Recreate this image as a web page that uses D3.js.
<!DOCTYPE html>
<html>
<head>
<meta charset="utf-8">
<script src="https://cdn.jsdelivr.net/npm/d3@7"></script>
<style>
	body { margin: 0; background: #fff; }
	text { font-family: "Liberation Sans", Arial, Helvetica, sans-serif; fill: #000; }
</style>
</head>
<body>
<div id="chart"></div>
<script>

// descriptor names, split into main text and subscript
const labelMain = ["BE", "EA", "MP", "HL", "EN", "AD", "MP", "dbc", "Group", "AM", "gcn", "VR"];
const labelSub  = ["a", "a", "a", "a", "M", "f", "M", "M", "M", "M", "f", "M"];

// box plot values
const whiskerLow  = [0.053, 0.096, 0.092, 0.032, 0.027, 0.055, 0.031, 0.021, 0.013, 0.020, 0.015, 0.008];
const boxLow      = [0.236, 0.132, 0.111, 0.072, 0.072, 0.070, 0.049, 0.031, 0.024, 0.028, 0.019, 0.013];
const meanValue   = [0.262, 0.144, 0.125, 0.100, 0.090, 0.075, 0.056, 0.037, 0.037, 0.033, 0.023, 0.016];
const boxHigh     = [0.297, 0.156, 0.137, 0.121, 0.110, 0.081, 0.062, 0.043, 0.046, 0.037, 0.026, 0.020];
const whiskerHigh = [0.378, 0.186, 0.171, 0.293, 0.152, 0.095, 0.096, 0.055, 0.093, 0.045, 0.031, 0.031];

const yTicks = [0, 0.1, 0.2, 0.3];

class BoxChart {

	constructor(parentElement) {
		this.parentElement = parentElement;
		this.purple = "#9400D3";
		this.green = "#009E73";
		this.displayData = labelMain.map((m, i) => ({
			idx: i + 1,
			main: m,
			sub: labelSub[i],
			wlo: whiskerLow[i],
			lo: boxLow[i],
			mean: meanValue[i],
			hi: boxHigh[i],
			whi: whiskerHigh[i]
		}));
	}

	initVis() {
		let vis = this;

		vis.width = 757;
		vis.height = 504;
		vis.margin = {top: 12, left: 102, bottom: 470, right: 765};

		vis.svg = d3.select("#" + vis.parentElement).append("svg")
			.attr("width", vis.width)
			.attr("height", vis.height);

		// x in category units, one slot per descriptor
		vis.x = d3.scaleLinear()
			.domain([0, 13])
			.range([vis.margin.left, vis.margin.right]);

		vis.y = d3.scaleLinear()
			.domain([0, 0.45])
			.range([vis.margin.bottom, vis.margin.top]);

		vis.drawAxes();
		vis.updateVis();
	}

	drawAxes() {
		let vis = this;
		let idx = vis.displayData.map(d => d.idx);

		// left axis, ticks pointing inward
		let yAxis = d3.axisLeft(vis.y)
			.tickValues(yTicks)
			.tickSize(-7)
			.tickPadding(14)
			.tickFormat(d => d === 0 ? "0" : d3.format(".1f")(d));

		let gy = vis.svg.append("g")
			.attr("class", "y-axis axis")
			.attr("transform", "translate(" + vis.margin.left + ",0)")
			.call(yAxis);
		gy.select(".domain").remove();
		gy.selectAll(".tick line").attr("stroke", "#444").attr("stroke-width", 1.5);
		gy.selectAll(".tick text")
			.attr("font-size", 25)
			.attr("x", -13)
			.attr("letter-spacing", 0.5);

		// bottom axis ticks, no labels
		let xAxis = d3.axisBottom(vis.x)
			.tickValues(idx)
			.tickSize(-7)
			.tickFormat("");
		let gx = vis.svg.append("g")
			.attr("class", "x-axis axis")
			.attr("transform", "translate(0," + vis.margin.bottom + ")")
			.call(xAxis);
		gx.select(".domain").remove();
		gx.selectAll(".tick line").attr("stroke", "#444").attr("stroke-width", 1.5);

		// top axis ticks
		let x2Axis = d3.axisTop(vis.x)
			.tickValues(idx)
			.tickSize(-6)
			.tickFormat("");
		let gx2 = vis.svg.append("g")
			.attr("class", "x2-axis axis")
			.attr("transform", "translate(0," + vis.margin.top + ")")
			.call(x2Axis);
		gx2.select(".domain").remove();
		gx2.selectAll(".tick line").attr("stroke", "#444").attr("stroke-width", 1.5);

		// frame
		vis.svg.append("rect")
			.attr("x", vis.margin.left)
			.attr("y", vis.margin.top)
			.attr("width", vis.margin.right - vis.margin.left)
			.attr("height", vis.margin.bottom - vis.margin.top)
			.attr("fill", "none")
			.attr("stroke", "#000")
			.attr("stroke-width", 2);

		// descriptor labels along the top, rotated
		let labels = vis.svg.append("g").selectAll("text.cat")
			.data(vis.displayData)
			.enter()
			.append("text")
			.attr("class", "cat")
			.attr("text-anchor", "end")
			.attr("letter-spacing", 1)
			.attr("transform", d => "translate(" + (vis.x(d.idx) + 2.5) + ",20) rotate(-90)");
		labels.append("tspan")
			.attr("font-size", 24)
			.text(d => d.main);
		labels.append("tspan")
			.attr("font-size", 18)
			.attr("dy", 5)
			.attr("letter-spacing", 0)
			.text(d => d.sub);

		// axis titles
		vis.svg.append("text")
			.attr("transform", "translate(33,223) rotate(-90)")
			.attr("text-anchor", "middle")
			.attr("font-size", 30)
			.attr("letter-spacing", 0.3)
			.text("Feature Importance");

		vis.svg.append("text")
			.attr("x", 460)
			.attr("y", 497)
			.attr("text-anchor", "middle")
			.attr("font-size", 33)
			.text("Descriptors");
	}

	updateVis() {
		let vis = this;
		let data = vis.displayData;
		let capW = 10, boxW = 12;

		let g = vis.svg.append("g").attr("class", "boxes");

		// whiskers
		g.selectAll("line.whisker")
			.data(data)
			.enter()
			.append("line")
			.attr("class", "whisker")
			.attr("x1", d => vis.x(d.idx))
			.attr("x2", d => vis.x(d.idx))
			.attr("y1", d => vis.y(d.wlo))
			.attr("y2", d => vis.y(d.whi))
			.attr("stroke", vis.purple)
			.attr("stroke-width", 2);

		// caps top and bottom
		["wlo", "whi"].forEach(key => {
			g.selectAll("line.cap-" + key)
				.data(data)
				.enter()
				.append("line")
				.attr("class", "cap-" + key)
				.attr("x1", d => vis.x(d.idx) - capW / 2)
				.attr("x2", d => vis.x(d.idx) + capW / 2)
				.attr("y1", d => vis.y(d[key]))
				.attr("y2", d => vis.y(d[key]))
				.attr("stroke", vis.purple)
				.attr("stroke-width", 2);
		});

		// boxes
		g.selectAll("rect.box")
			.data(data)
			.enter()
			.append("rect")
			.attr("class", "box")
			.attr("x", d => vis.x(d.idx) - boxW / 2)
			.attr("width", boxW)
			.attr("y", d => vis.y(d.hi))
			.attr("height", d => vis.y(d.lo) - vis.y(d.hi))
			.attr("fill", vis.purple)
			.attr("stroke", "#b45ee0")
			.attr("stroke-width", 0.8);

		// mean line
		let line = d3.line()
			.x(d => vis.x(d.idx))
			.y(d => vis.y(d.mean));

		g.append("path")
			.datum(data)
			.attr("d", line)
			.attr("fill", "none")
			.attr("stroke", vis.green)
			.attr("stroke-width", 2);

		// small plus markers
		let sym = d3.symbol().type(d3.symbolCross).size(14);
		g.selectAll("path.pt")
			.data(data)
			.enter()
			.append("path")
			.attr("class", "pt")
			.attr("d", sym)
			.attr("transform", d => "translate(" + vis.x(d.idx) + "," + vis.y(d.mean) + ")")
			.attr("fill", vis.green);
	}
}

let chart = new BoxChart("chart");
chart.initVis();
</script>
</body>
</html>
:::
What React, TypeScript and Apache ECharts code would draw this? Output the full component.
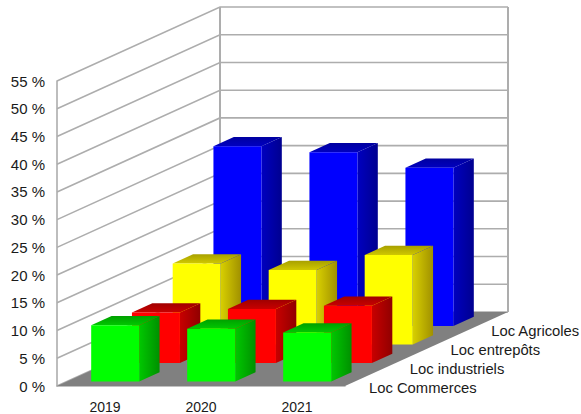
:::
▸ WHAT THE EXERCISE ASKS
Using the material above, gather every line that includes "this".

▸ EXERCISE RESPONSE
Recreate this image as a web page that uses D3.js.
		this.parentElement = parentElement;
		this.purple = "#9400D3";
		this.green = "#009E73";
		this.displayData = labelMain.map((m, i) => ({
		let vis = this;
		let vis = this;
		let vis = this;
What React, TypeScript and Apache ECharts code would draw this? Output the full component.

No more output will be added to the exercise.